[WRITTEN REQUEST] The line holding "import * as" is the last one to output; start at the first line of the data, keep every line in between exactly, and leave out pictures.

[COLLECTED DATA]
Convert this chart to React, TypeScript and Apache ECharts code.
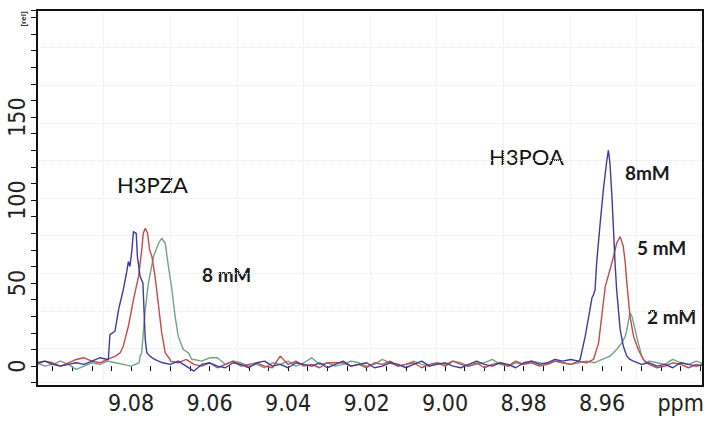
import React, { useEffect, useRef } from "react";
import * as echarts from "echarts";

// Chemical-shift sampling grid for the baseline (ppm)
const PPM_GRID: number[] = [
  9.104, 9.102, 9.100, 9.098, 9.096, 9.094, 9.092, 9.090, 9.088, 9.086,
  9.084, 9.082, 9.080, 9.078, 9.076, 9.074, 9.072, 9.070, 9.068, 9.066,
  9.064, 9.062, 9.060, 9.058, 9.056, 9.054, 9.052, 9.050, 9.048, 9.046,
  9.044, 9.042, 9.040, 9.038, 9.036, 9.034, 9.032, 9.030, 9.028, 9.026,
  9.024, 9.022, 9.020, 9.018, 9.016, 9.014, 9.012, 9.010, 9.008, 9.006,
  9.004, 9.002, 9.000, 8.998, 8.996, 8.994, 8.992, 8.990, 8.988, 8.986,
  8.984, 8.982, 8.980, 8.978, 8.976, 8.974, 8.972, 8.970, 8.968, 8.966,
  8.964, 8.962, 8.960, 8.958, 8.956, 8.954, 8.952, 8.950, 8.948, 8.946,
  8.944, 8.942, 8.940, 8.938, 8.936, 8.934,
];

// Baseline noise of each spectrum on PPM_GRID
const BLUE_BASE: number[] = [
  2, 3, 1, 0, 1, 2, 1, 3, 5, 4,
  0, 0, 0, 0, 0, 4, 2, 1, 3, 0,
  -3, 1, 2, 0, -1, 2, 1, -1, 2, 3,
  0, 1, -1, 2, 1, 0, 2, -1, 1, 3,
  0, 1, 2, -1, 0, 2, 1, -1, 1, 3,
  0, 1, 2, 0, -1, 1, 3, 1, 0, 2,
  1, -1, 2, 3, 1, 2, 4, 3, 4, 3,
  0, 0, 0, 0, 0, 0, 3, 1, 2, 0,
  1, -1, 2, 1, 0, 1,
];
const RED_BASE: number[] = [
  1, 3, 2, 0, 2, 4, 5, 3, 2, 4,
  6, 0, 0, 0, 0, 0, 0, 3, 2, 4,
  1, 0, 2, -1, 1, 3, 0, 1, 2, 0,
  -1, 6, 1, 3, 0, 1, -1, 2, 2, 2,
  0, 1, -1, 2, 1, 3, 0, 1, 2, -1,
  1, 2, 0, 3, 1, 0, 2, -1, 1, 2,
  0, 3, 1, 2, 0, 1, 3, 2, 1, 3,
  2, 0, 0, 0, 0, 0, 0, 2, 1, -1,
  0, 2, 1, -1, 1, 0,
];
const GREEN_BASE: number[] = [
  2, 0, 1, 3, 1, -2, 0, 2, 1, 3,
  2, 1, 0, 2, 0, 0, 0, 0, 0, 0,
  4, 3, 5, 5, 1, 3, 2, 0, 1, -1,
  2, 1, 3, 0, 2, 5, 1, 2, 0, 1,
  3, 2, 0, 1, 4, 2, 0, 1, 3, 1,
  0, 2, 1, 3, 2, 0, 1, 2, 4, 1,
  0, 2, 1, 3, 2, 1, 3, 2, 1, 2,
  3, 2, 4, 3, 0, 0, 0, 0, 3, 2,
  1, 4, 2, 1, 3, 1,
];

// Peak profiles [ppm, intensity], highest ppm first
const BLUE_PZA: [number, number][] = [
  [9.0858, 4], [9.0854, 19], [9.0841, 21], [9.0832, 34], [9.0820, 46],
  [9.0811, 57], [9.0807, 63], [9.0803, 60], [9.0798, 70], [9.0794, 81],
  [9.0787, 80], [9.0784, 66], [9.0777, 54], [9.0770, 50], [9.0764, 16],
  [9.0760, 8], [9.0752, 6],
];
const RED_PZA: [number, number][] = [
  [9.0828, 8], [9.0820, 12], [9.0807, 24], [9.0794, 40], [9.0781, 54],
  [9.0773, 70], [9.0769, 80], [9.0764, 83], [9.0758, 80], [9.0753, 70],
  [9.0747, 66], [9.0739, 54], [9.0730, 36], [9.0722, 20], [9.0713, 8],
  [9.0701, 4],
];
const GREEN_PZA: [number, number][] = [
  [9.0777, 6], [9.0773, 8], [9.0769, 20], [9.0764, 34], [9.0756, 50],
  [9.0743, 66], [9.0730, 74], [9.0722, 77], [9.0713, 74], [9.0705, 60],
  [9.0696, 46], [9.0688, 30], [9.0680, 18], [9.0667, 10], [9.0654, 8],
  [9.0645, 4],
];
const BLUE_POA: [number, number][] = [
  [8.9656, 4], [8.9643, 18], [8.9631, 34], [8.9626, 41], [8.9622, 43],
  [8.9618, 46], [8.9614, 62], [8.9605, 86], [8.9597, 106], [8.9588, 124],
  [8.9584, 130], [8.9580, 122], [8.9575, 102], [8.9571, 82], [8.9567, 62],
  [8.9563, 46], [8.9554, 22], [8.9546, 12], [8.9537, 6], [8.9529, 4],
];
const RED_POA: [number, number][] = [
  [8.9622, 4], [8.9609, 14], [8.9601, 30], [8.9592, 48], [8.9580, 58],
  [8.9571, 66], [8.9563, 74], [8.9554, 78], [8.9546, 72], [8.9541, 62],
  [8.9537, 50], [8.9529, 30], [8.9520, 18], [8.9508, 10], [8.9495, 4],
];
const GREEN_POA: [number, number][] = [
  [8.9580, 6], [8.9563, 10], [8.9550, 14], [8.9541, 18], [8.9537, 22],
  [8.9529, 32], [8.9524, 30], [8.9516, 22], [8.9508, 14], [8.9499, 6],
  [8.9490, 2],
];

const Y_LABELS = [0, 50, 100, 150];
const X_LABELS = [9.08, 9.06, 9.04, 9.02, 9.0, 8.98, 8.96];

function buildSeries(base: number[], peaks: [number, number][][]): [number, number][] {
  const pts: [number, number][] = [];
  PPM_GRID.forEach((p, i) => {
    const inside = peaks.some((pk) => p <= pk[0][0] && p >= pk[pk.length - 1][0]);
    if (!inside) pts.push([p, base[i]]);
  });
  peaks.forEach((pk) => pk.forEach((pt) => pts.push(pt)));
  pts.sort((a, b) => b[0] - a[0]);
  return pts;
}

const TICK_FONT = "'Liberation Sans Narrow', 'DejaVu Sans Condensed', sans-serif";
const NOTE_FONT = "Lato, 'Open Sans', sans-serif";

// Frame of the plot (the outer box), and the scale's own area inside it
const BOX = { left: 37, top: 10, width: 666, height: 376 };
const GRID = { left: 37, top: 10, width: 663.25, height: 372.7 };

export default function App() {
  const ref = useRef<HTMLDivElement>(null);
  useEffect(() => {
    document.body.style.margin = "0";
    if (!ref.current) return;
    const chart = echarts.init(ref.current, undefined, { renderer: "svg" });
    const lineStyle = (c: string) => ({ color: c, width: 1.4 });
    const gridLine = { show: true, lineStyle: { color: "#e8e8e8", type: "dotted", width: 1 } };
    chart.setOption({
      animation: false,
      backgroundColor: "#ffffff",
      grid: { ...GRID, show: false },
      xAxis: [
        {
          type: "value", inverse: true, min: 8.935, max: 9.10398, interval: 0.005,
          offset: BOX.top + BOX.height - (GRID.top + GRID.height),
          axisLine: { show: false },
          axisTick: { show: true, length: 5, lineStyle: { color: "#111", width: 1 } },
          splitLine: { show: false },
          axisLabel: {
            margin: 5, color: "#222", fontSize: 23, fontFamily: TICK_FONT,
            showMinLabel: true, showMaxLabel: true, interval: 0, hideOverlap: false,
            formatter: (v: number) => {
              const k = Math.round(v * 1000);
              if (Math.abs(v * 1000 - k) > 1e-3) return "";
              if (k === 8940) return "ppm";
              const hit = X_LABELS.find((l) => Math.round(l * 1000) === k);
              return hit !== undefined ? hit.toFixed(2) : "";
            },
          },
        },
        {
          type: "value", min: 0, max: GRID.width / (BOX.width / 10), interval: 1, position: "top",
          axisLine: { show: false }, axisTick: { show: false }, axisLabel: { show: false },
          splitLine: gridLine,
        },
      ],
      yAxis: [
        {
          type: "value", min: -10, max: 214.5, interval: 10,
          axisLine: { show: false },
          axisTick: { show: true, length: 6, lineStyle: { color: "#111", width: 1 } },
          splitLine: { show: false },
          axisLabel: {
            rotate: 90, margin: 9, color: "#222", fontSize: 23, fontFamily: TICK_FONT,
            formatter: (v: number) => (Y_LABELS.indexOf(v) >= 0 ? String(v) : ""),
          },
        },
        {
          type: "value", inverse: true, min: 0, max: GRID.height / (BOX.height / 10), interval: 1, position: "right",
          axisLine: { show: false }, axisTick: { show: false }, axisLabel: { show: false },
          splitLine: gridLine,
        },
      ],
      series: [
        { name: "2 mM", type: "line", clip: false, data: buildSeries(GREEN_BASE, [GREEN_PZA, GREEN_POA]), showSymbol: false, symbol: "none", lineStyle: lineStyle("#74a184"), color: "#74a184", z: 3 },
        { name: "5 mM", type: "line", clip: false, data: buildSeries(RED_BASE, [RED_PZA, RED_POA]), showSymbol: false, symbol: "none", lineStyle: lineStyle("#c24a4e"), color: "#c24a4e", z: 4 },
        { name: "8 mM", type: "line", clip: false, data: buildSeries(BLUE_BASE, [BLUE_PZA, BLUE_POA]), showSymbol: false, symbol: "none", lineStyle: lineStyle("#3c3c9c"), color: "#3c3c9c", z: 5 },
      ],
      graphic: [
        { type: "rect", z: 100, shape: { x: BOX.left, y: BOX.top, width: BOX.width, height: BOX.height }, style: { fill: "none", stroke: "#111", lineWidth: 2 } },
        { type: "text", x: 23, y: 19, rotation: Math.PI / 2, style: { text: "[rel]", font: "bold 8px 'Liberation Sans', sans-serif", fill: "#333", textAlign: "center", textVerticalAlign: "middle" } },
        { type: "text", left: 117, top: 173, style: { text: "H3PZA", font: `22px ${NOTE_FONT}`, fill: "#111" } },
        { type: "text", left: 489, top: 145, style: { text: "H3POA", font: `22px ${NOTE_FONT}`, fill: "#111" } },
        { type: "text", left: 625, top: 163, style: { text: "8mM", font: `bold 19px ${NOTE_FONT}`, fill: "#1a1a1a" } },
        { type: "text", left: 637, top: 238, style: { text: "5 mM", font: `bold 19px ${NOTE_FONT}`, fill: "#1a1a1a" } },
        { type: "text", left: 647, top: 307, style: { text: "2 mM", font: `bold 19px ${NOTE_FONT}`, fill: "#1a1a1a" } },
        { type: "text", left: 202, top: 265, style: { text: "8 mM", font: `bold 19px ${NOTE_FONT}`, fill: "#1a1a1a" } },
      ],
    });
    return () => chart.dispose();
  }, []);
  return <div ref={ref} style={{ width: 714, height: 424 }} />;
}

[RESULT]
Convert this chart to React, TypeScript and Apache ECharts code.
import React, { useEffect, useRef } from "react";
import * as echarts from "echarts";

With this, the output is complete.